When it comes to Clint Eastwood the director it is all about the script. I realized this watching his latest effort, "Changeling", based on the true story of a woman in the 20's, Christine Collins (Angelina Jolie), whose young son disappears. His directorial style is famous among movie buffs. It is spare, lean, and economical. If he has a great script from which to work this fact serves him well. He doesn't overstuff his film with directory flourishes to show us what a genius he is and simply lets the actors and the writing convey the emotion. (See: "Million Dollar Baby", "Unforgiven".) However, if you give him a subpar script, or a by the numbers script, this fact hampers him and that is exactly what happens with "Changeling". Yes, Eastwood the director can certainly set up a shot and he always employs lighting very well but he is unable to use his camera to get across the emotion. He simply can't do it.

It suffers from the same fate as his recent "Flags of our Fathers". It is what I like to call Fifth Grade Play Syndrome. In fifth grade plays darn near every kid has a part and all the parents show up to see their kid and so the director has to ensure he ushers every kid out there for at least one scene but because the director doubles as the fifth grade choir director and hates his job he doesn't care if the play is any good and all that matters is getting every frickin' kid out there at some point to let his folks take a few pictures.

"Changeling" and "Flags of our Fathers" have numerous characters and in both of them it seems as if Eastwood is just ushering characters on and off the stage with no real thought to how they feel or what they are doing. "Okay, Timmy, it's your scene now. Get out there. Okay. Good. Done. Now get back here. Jimmy? Jimmy, it's your turn. Get out there." I pull up my review of "Flags of our Fathers" and see I termed it like watching a "documentary on the History Channel with higher production values".

I don't want it to seem that I'm unsympathetic. The real-life stories of both Christine Collins and the soldiers at Iwo Jima are serious matters but once you choose to commit these tales to film you have to make them dramatic in order to honorably pay tribute. Simply trotting out the information piece-by-piece with no regard to how you are doing it does not make for a dramatic film and hinders our empathy for these people who really existed and really had to go through these horrible events.

Watch "Changeling" and the compare it to, say, David Fincher's "Zodiac" or Curtis Hanson's "L.A. Confidential" (just stop this one when it "ends"). You will notice the difference. In the latter films, whether based on fact or fiction, the directors are able to take sprawling stories with large casts and make them very real and very immediate.
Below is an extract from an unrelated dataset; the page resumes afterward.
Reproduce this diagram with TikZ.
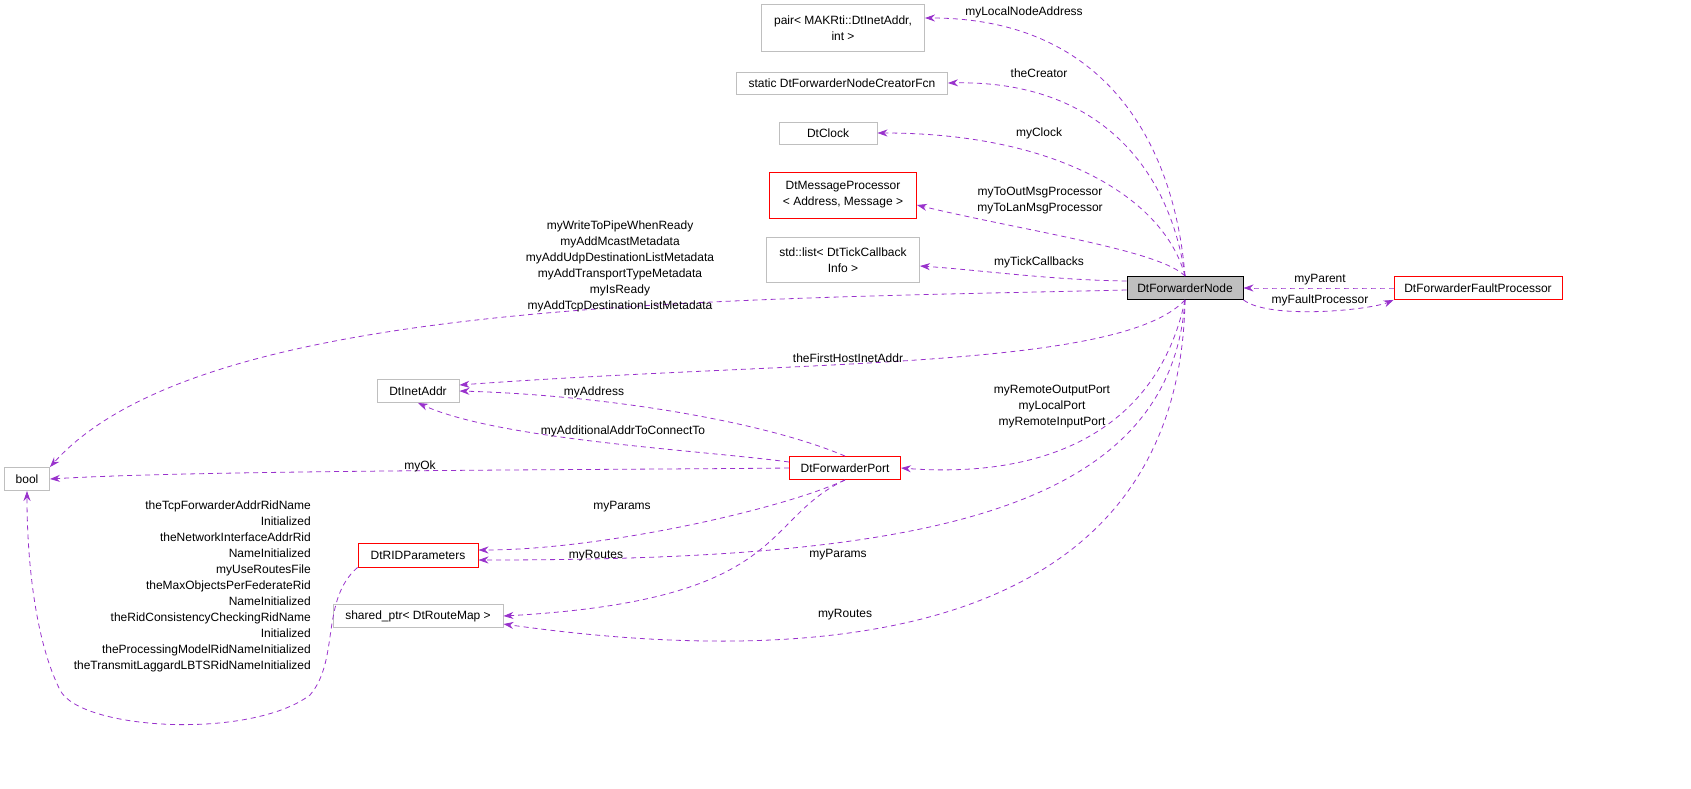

The first half-hour or so of "Changeling" is actually quite involving and, to no surprise, primarily focuses on Christine Collins (Jolie is solid in the role) as we meet her and her son Walter and then watch as Walter goes missing and then the police find her son except we don't really know if it's her son or not and we're not sure if the police are on her side or not or if she really is losing her mind. In these sequences Eastwood's style pays off. He doesn't hint one way or another and we find ourselves being drawn into her plight, wondering who is right. But then the movie brings in more corrupt cops and mean doctors and crazy lunatics at a psych ward and serial killers and lawyers and a crusading priest (John Malkovich) and it stops being a movie and becomes a re-enactment. An re-enactment with high production values.

(Postscript: I did not want to haphazardly insert the following into my review but it is important to mention my current Actress-Of-The-Moment Amy Ryan turns up in a tiny supporting part as Jolie's Best Friend In The Psych Ward. She exists for two reasons only: 1.) Exposition and 2.) Helping Jolie's character to stand up the tyranny of the evil psych ward doctor. Or, to say it another way, Ryan is really not playing a character. Yet it must be said that she does what she can with it and really sells her most important line but, for God's sake, can someone give this woman a main role? In a world where Jessica Simpson gets to play leads is that so much to ask?)